Photo, Elwin R. Sanborn, N. Y. Zoological Society
WART HOG, ONE OF THE UGLIEST ANIMALS TO SEE

Photo, Elwin R. Sanborn, N. Y. Zoological Society
THE MALAY TAPIR, RELATED TO THE PIG AND THE RHINOCEROS

The tapirs are even more widely separated in habitat than the rhinoceroses, for four species dwell in the New World between Guatemala and southern Brazil and Guiana, while the fifth belongs to Malaysia. They are forest animals, and mainly browsers, the long, almost trunklike nose and lips enabling them to seize and tear off leaves and twigs easily. They choose low districts, as a rule, and rush into the safety of water when in danger from the jaguar or other beasts. They are shaped somewhat like a very fat pony, but with a big, pointed head, and are clothed with short hair of plain dark tints, but the young are spotted at first. They are timid, secretive and nocturnal in their habits. Their flesh is excellent meat.
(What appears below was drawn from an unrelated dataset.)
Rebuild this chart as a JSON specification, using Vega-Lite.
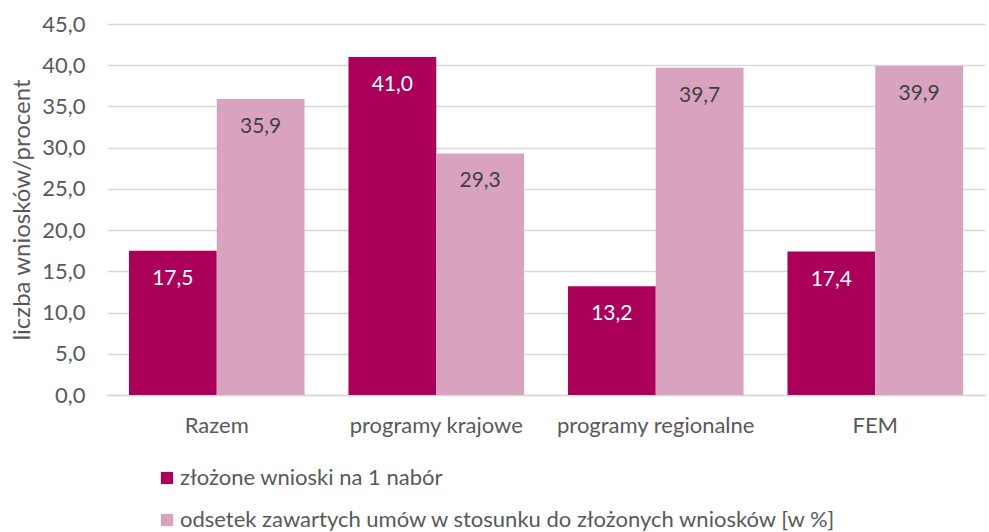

This brings us to the horses, whose geological history is one of the romances of natural history, as it is traced from the little five-toed eohippus of the Eocene up to the herds that roamed our western prairies, and disappeared so completely, and so unaccountably, in the era just preceding the present. Our domestic horses, consequently, are all of Old World origin. As far back as man can be traced in his supposed birthplace in central Asia herds of small horses fed upon those high plains; and about fifty years ago bands of ponies were discovered ranging the dreary deserts of Dzungaria, or northwestern Chinese Turkestan, and specimens are now living and breeding in the Zoölogical Park in New York and in European collections. This truly wild horse stands about ten hands high, and is covered with thick hair of a dull brown color, unstriped.